Testing 1.... 2.... 3

So it's always interesting when I tell people what I do. Former (recovering) attorney? People tend to snicker and giggle. I don't blame them.

Part-time stay-(at home) in the car mom? Cause goodness knows.... I spent WAY more time in my car than I do at home. This one has to get here.. that one there.... which kid am I taking where again?

Contract resume writer? Now that one usually gets eyebrows raised. Really... you write resumes... from home. Isn't that a scam? Nope it's real. Been doing it for just over 5 years. I actually enjoy it a lot.

And my personal favorite... Martial Arts school owner, and instructor. Wait... WHAT? Yup. Best. Job. Ever.

We opened our little school in March of 2005 when I was a high red belt. For those of you who don't know, that is the last of the color belts in the Taekwon-Do rank system (and there are 9 degrees of black belt beyond that). I tested for 1st degree balack belt in 2005 in the fall. Then in 2007, I tested for 2nd degree black belt. I was supposed to wait 2 years but I wasn't in a rush... and you know the rest of the story.

So when my instructor told me to get ready because she was planning to test me in April, I threw up a little in my mouth with fear got down to business as soon as I could. Step One: Relearn ALL my patterns in a modified way so i could still teach them properly but I could actually do them in a way that I could manage. Step 2: Make less of me so that my poor foot didn't have to work QUITE so hard to hold so much of me up (joining MFP came in here). Step 3: Get out on the floor and train.

Now, most people who are better than math than I am might have realized I said I was supposed to wait two years... but somehow I managed to stretch it to 5. And I was REALLY okay with that. I wasn't in a rush. And to my way of thinking, rank isn't how I define myself. I'm way more than a belt. Trust me.

BUT... my instructor says "You're testing"... and then drops the bombshell... and by the way, someone high ranking may be here. Hope you like surprises.

I hate surprises. By the time Saturday night had rolled around, I had convinced my hubbie we needed to move to Canada. Like... now. Immediately. Or to be honest, I hadn't convinced HIM, but I had convinced myself that I had convinced him. (P.S. the Test was Saturday).

Sunday came and I was literally shaking with fear (which oddly enough doesn't burn any calories?) before my test. But my friends pushed me.. literally they PUSHED me out on the floor and I survived and succeeded. In front of an 8th Degree Senior Master. Who I adore and who flew in to surprise me.
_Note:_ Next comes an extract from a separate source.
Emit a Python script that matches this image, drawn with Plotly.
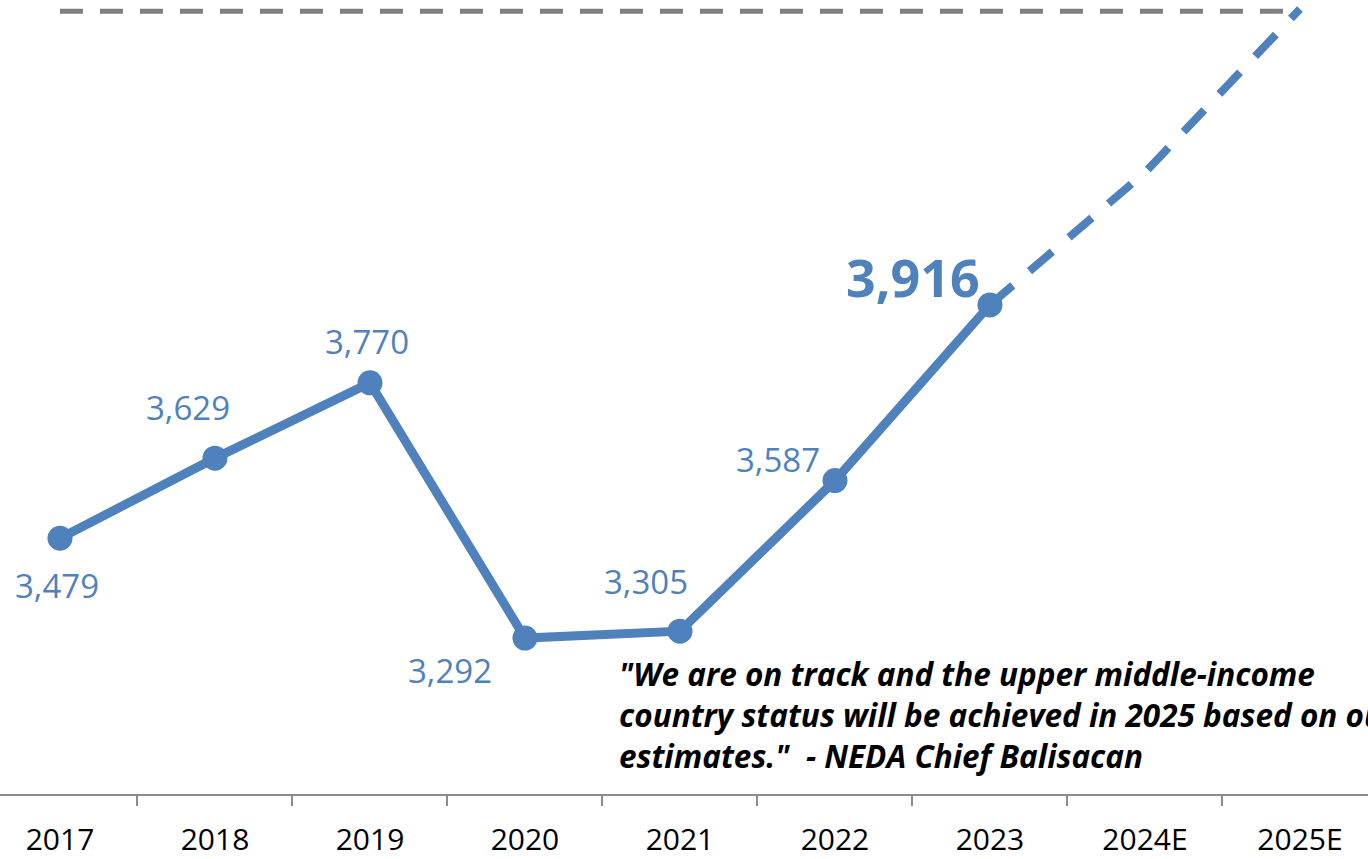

AND I WAS (especially because his wife and he kept posting things on facebook which were true but which led me to believe he couldn't possibly be coming....)

But I did it. And I passed. And I even got a couple of chuckles out of the test board (which I appreciated because lord knows if I have any talent at all, it's in funny). And although I choked a couple times, and although my technique... well... STINKS because of my balance issues, I passed. And I've never been prouder.

See, I haven't just lost 14 lbs on this journey. I got rid of some fear and faced my test board. The weight is over. I am now a 3rd degree black belt.